|All signed up: Hlayisi Baloyi, who'd all but given up on studying this year, with two fellow students during UCT's registration week.|
A top Limpopo learner with no identification document or birth certificate, and with a Mintek bursary signed and sealed, Hlayisi Baloyi of the Vhembe District, Limpopo, was a happy young man this week.
He was fortunate enough to be one of the few 2008 matriculants registered to study chemical engineering at UCT this year. Baloyi had almost resigned himself to staying at home, despite achieving 100% in mathematics and 99% in physical science in matric last year.
The reason? Every university he applied to turned him down because he did not have an ID or a birth certificate.
"My dreams were almost crushed," said Baloyi. "I worked so hard for my marks, and was so disappointed that I had to wait until 2010 to start studying."
But his fortunes changed dramatically after Mintek, a parastatal organisation that conducts research in to minerals and metallurgy, heard about his plight. "There was no way we were going to let Hlayisi become a sad statistic and slip through the cracks, so we made a determined effort to get him into university this year, come what may," said Shokie Bopape, Mintek's general manager for corporate services.

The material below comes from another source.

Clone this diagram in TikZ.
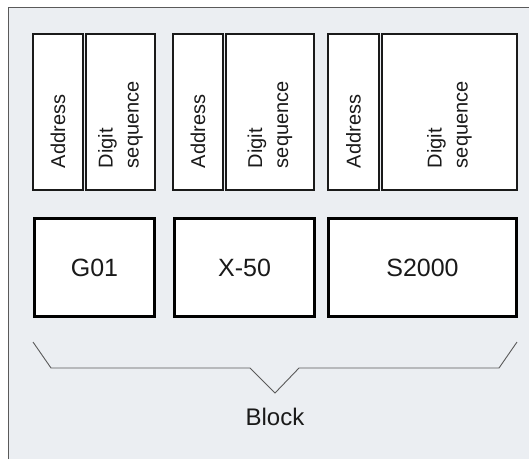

South Africa desperately needs skilled people with science and engineering qualifications to drive our economy, said Bopape. Mintek duly granted Baloyi a Mintek bursary of R71 000 after UCT agreed to register him, even though registrations had officially closed.
Baloyi flew down to Cape Town after Mintek approached Kulula, and asked the airline to waive their requirement for him to have proof of identity for travel. "They were so understanding and supportive, and not only allowed Hlayisi to travel without ID, but also sponsored his flight," added Bopape.
Mintek also managed the nigh-impossible after one of its staff members secured temporary accommodation for him in Claremont during February. "The university residences were all full, and private accommodation for students close to the university is snapped up the moment it becomes available, so we were indeed fortunate."
Baloyi has nothing but praise for everyone that helped him.
"I just want to thank everyone at Mintek, UCT and Kulula for coming to my rescue. My dreams have been re-ignited, and I will make sure I will study hard this year to prove to everyone that their effort was worth it."